We don’t need insurrectionists to get a majority in Congress that supports Israel. The Democratic Party overwhelmingly supports Israel. The votes in Congress prove it. Democrats fast-tracked $1 billion in emergency funding for Iron Dome by calling a special, stand-alone vote on September 23. The bill would have passed even had every insurrectionist voted against it.
Roughly 96% of all Democrats voted for the emergency Iron Dome package. It languished in the Senate for six months because Republican Rand Paul blocked it and the same GOP leadership that rammed through three hack Supreme Court justices suddenly lost its cunning–or didn’t care.
A strong majority in Congress supports both Israel and democracy. Let’s strengthen that majority instead of supporting those who tried to tear down our democracy.
At a time when the right to abortion and the fate of our democracy is at risk and when right-wing conspiracy theorists are murdering people, focusing on defeating Democrats in the name of protecting Israel is insanity.
The recently introduced Nakba resolution, which garnered six Democratic cosponsors from more than 200 Democrats, is a good example. The resolution won’t even make it out of committee, much less be called for a vote. This is not proof that anti-Israel sentiment in the Democratic Party is growing. It’s proof that members unfairly critical of Israel have no influence within the Democratic Party on Israel. Any member or group of members can introduce a resolution on anything. This resolution is going nowhere fast. Why? Because Democrats overwhelmingly oppose it.

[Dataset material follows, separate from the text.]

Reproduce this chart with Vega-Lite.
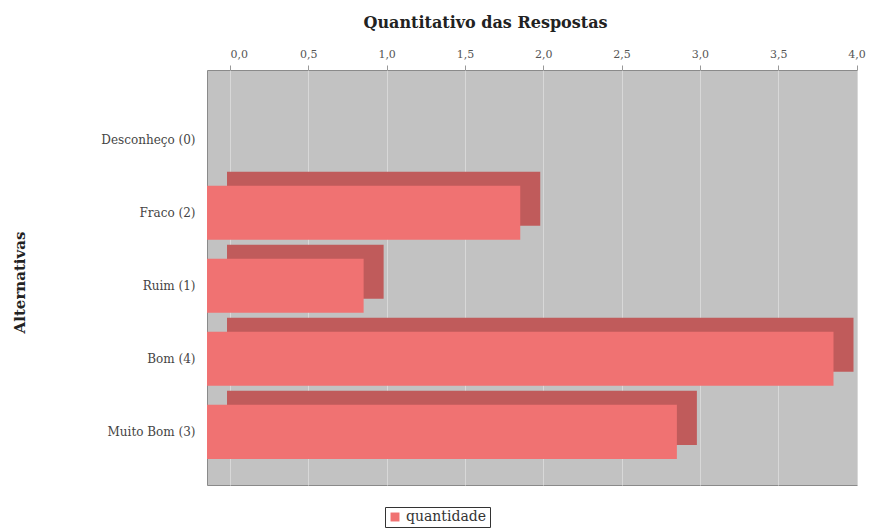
{
  "$schema": "https://vega.github.io/schema/vega-lite/v6.json",
  "autosize": "none",
  "width": 650,
  "height": 415,
  "padding": {"left": 207, "top": 70, "right": 24, "bottom": 45},
  "background": "white",
  "config": {
    "view": {"fill": "#c2c2c2", "stroke": "#8a8a8a", "strokeWidth": 1},
    "font": "DejaVu Serif"
  },
  "data": {
    "values": [
      {"alternativa": "Desconheço (0)", "quantidade": 0, "serie": "quantidade"},
      {"alternativa": "Fraco (2)", "quantidade": 2, "serie": "quantidade"},
      {"alternativa": "Ruim (1)", "quantidade": 1, "serie": "quantidade"},
      {"alternativa": "Bom (4)", "quantidade": 4, "serie": "quantidade"},
      {"alternativa": "Muito Bom (3)", "quantidade": 3, "serie": "quantidade"}
    ]
  },
  "encoding": {
    "y": {
      "field": "alternativa",
      "type": "nominal",
      "sort": null,
      "scale": {"paddingInner": 0.26, "paddingOuter": 0.47, "align": 0.62},
      "axis": {
        "title": "Alternativas",
        "titleFont": "DejaVu Serif",
        "titleFontSize": 15,
        "titleFontWeight": "bold",
        "titleColor": "#222",
        "titleX": -180,
        "titleY": 212,
        "labelFont": "DejaVu Serif",
        "labelFontSize": 12,
        "labelColor": "#444",
        "labelPadding": 12,
        "ticks": false,
        "domain": false
      }
    },
    "x": {
      "field": "quantidade",
      "type": "quantitative",
      "scale": {"domain": [0, 4.15], "nice": false, "zero": true},
      "axis": {
        "orient": "top",
        "title": "Quantitativo das Respostas",
        "titleFont": "DejaVu Serif",
        "titleFontSize": 16,
        "titleFontWeight": "bold",
        "titleColor": "#222",
        "titleX": 278,
        "titleY": -40,
        "titleAlign": "center",
        "titleBaseline": "bottom",
        "values": [0, 0.5, 1, 1.5, 2, 2.5, 3, 3.5, 4],
        "labelExpr": "replace(format(datum.value, '.1f'), '.', ',')",
        "labelFont": "DejaVu Serif",
        "labelFontSize": 11,
        "labelColor": "#555",
        "labelPadding": 6,
        "tickOffset": 23,
        "tickSize": 5,
        "tickColor": "#999",
        "grid": true,
        "gridColor": "#d8d8d8",
        "gridWidth": 1,
        "domain": false
      }
    }
  },
  "layer": [
    {
      "mark": {"type": "bar", "color": "#c05b5b", "xOffset": 20, "yOffset": -14},
      "encoding": {}
    },
    {
      "mark": {"type": "bar"},
      "encoding": {
        "color": {
          "field": "serie",
          "type": "nominal",
          "scale": {"range": ["#f07272"]},
          "legend": {
            "title": null,
            "orient": "none",
            "legendX": 178,
            "legendY": 437,
            "symbolType": "square",
            "symbolSize": 80,
            "labelFont": "DejaVu Serif",
            "labelFontSize": 14,
            "labelColor": "#333",
            "strokeColor": "#333",
            "padding": 3,
            "fillColor": "white"
          }
        }
      }
    }
  ]
}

The only “Squad” we need to worry about comprises Donald Trump, Mitch McConnell, Kevin McCarthy, and Elise Stefanik. Or Lauren Boebert, Majorie Taylor Greene, Jim Jordan, and Paul Gosar. Or any insurrectionists of your choice–you have 147, not four, to choose from. If we allow Republicans to distract us from the threat they pose to our health, democracy, and lives by obsessing over a handful of Democrats far out of the mainstream on Israel, we will allow ourselves to fall for the oldest political trick in the book: “Nothing to see here–look over there.”
The problem is the Republican Party, and we cannot, we dare not, look away.